Daniel Akst is author of the forthcoming book "We Have Met the Enemy: Self Control in an Age of Excess."

Politicians on all sides, it seems, are tossing their caps in the air.

Faced with election-year ire over the state's crushing property-tax burden, Gov. David A. Paterson has proposed a legislative cap of roughly 4 percent on annual increases in the widely resented levy. Gubernatorial hopeful Attorney General Andrew Cuomo has gone further by proposing a 2 percent annual cap.

Is capping property taxes a good idea? From a policy standpoint it's debatable, but limiting spending by forcibly constraining taxes makes perfect sense to students of human nature.

In fact, measures like a property-tax cap are among the oldest and most effective techniques governments (and people) use to control their own unwanted behavior. The folks who worry about these things professionally - economists, psychologists and the like - call these tactics commitment devices.

Armies that burned their boats after landing on some distant shore did something very similar, much like the disgruntled employee who burns his bridges by firing off some vituperative e-mail as a parting shot. Dieters do the same thing when they avoid buying ice cream to keep themselves from eating any - or have their jaws wired shut, if buying the ice cream was just too tempting. Taxpayers who elect to overpay the Internal Revenue Service all year, forgoing interest in order to get a fat refund later from Uncle Sam, are in the same boat.

Governments have a hard time similarly binding themselves because later politicians can undo the constraints imposed by earlier ones. But governments can also make the constraints very hard to undo.

In the U.S. Constitution, for example, politicians in the 18th century adopted a document that not only constrained their successors - by banning any laws limiting freedom of speech or religion, for example - but also made their handiwork really hard to reverse. The Constitution contains a clause that makes amendments difficult by requiring approval from "three fourths of the several States."

The Social Security system is perhaps the nation's most beloved commitment device, and voters strongly support it. Why should this be, when they could easily save the money for themselves rather than paying it to the government in the form of a payroll tax? The answer is that they know themselves - and they don't trust themselves to do the saving that the government forces on them. The remarkable thing is that they trust the government to pay them back years down the road when they retire.

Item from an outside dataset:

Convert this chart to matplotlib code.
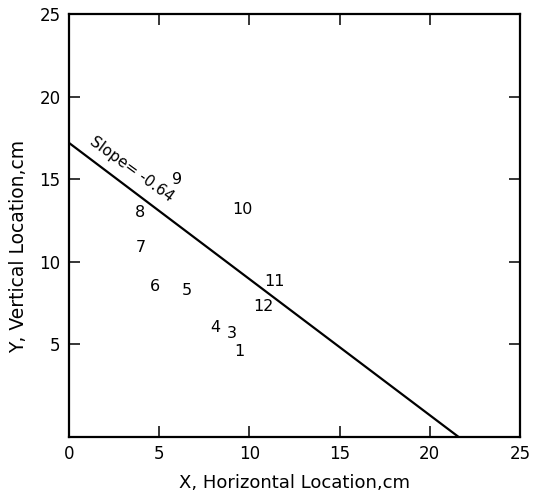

People like to be able to commit themselves, which is why they persist in getting married. A few states even offer "covenant marriage," a kind of super-matrimony that is harder to get into - and out of. With divorce now commonplace and relatively stigma-free, covenant marriage comes closer than the regular kind to being binding, which is what any truly effective commitment device needs.

Unfortunately, even binding commitment devices can fail. The European Union caps national deficits, but member states often spend their way right through them. Closer to home, legislators in Albany passed a law in 1998 that certainly seemed binding: If they don't adopt a budget for the state by April 1, they don't get paid until the job is done. Regardless, the lawmakers have repeatedly failed to adopt a budget.

So will a legislated limit on property taxes stick? In all likelihood it will, as it has in California and Massachusetts, for the simple reason that the voters will insist, just as they have with Social Security. Politicians won't dare cross them on such an issue - proving that some caps, once donned, are awfully tough to remove.